I'll be referring to this sort of top-down morality as vertical morality. In vertical morality, authority creates the boundary of what is right and wrong. Murder is a sin against God, first and foremost. Poaching deer in the king's forest is an offense against the person of the king. Failing to worship the Emperor is a slight against is name.

In vertical morality, the seriousness of your offense is directly proportionate to the majesty, worth, or excellence of the one you offend. This often correlates with their perceived power.

It is this sort of logic that has the conclusion that the smallest possible white lie deserves an eternal period of torment.

... if I say to God, "I'm going to do this against you"—this small sin, say, spitting on somebody... you've said no to God... every sin, from the smallest to the greatest, is against God and not just against people and their consequences. And in that sense every sin is infinitely heinous. - John Piper

To which I say, fuck that conclusion. Imagine a two year old (or fifteen year old, if it makes a difference) child who tells a single white lie, and then gets flattened by an eighteen wheeler. Under the logic of vertical morality, not only did the child deserve to be spattered on the pavement, but they also deserve to be raped, flayed alive, and then slowly killed. And all of that, according to a Christian doctrine of eternal hell, is infinitely better than actually going to hell.

If you believe in the idea of hell as a punishment for "sinners", do not glance away from that consequence. Pause. Roll it over in your mind. Would you torture a child for a single moment because they lied to you? How hot would you heat the pincers?

Of course you wouldn't - you're not a monster. Are you better than the Christian god? Are you more merciful, or more forgiving?

Horizontal Morality

If we don't get a barrier between right and wrong from an authority figure, where do we get it from? We can get it from an obligation to treat other beings with respect for their wellbeing and autonomy. We can treat them as we want to be treated (or perhaps as they would want to be treated).

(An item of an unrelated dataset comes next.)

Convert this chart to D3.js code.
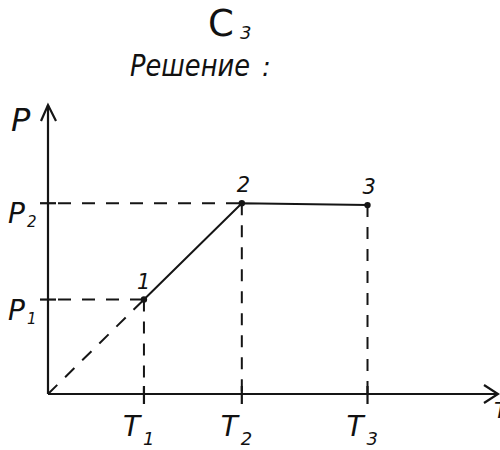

"But that's not an objective sense of morality!" Sure, I concede that. I have no knowledge of a universal sense of ethics inherent in the universe in the same sense that F = ma, or 2 + 2 = 4.

But we both agree, right? There may be some alien race with a very different view on morals, one that we may find repugnant. And Ted Bundy or Genghis Khan might disagree that they have an obligation to treat their fellow man with love. But so much the worse for the Khan!

Morality may not be objective. It may be nothing more than you and I looking each other in the eyes, seeing each other's humanity looking back, and mutually cherishing that. But that doesn't mean it's worthless. If we both look at a great work of art by Monet or Banksy, we can't measure it's beauty in pounds, or ounces. But we can feel the glow within, and appreciate it nonetheless.

Rather than viewing morality as law from above, perhaps we'd do well to view it as a piece of art we are all painting, day by day.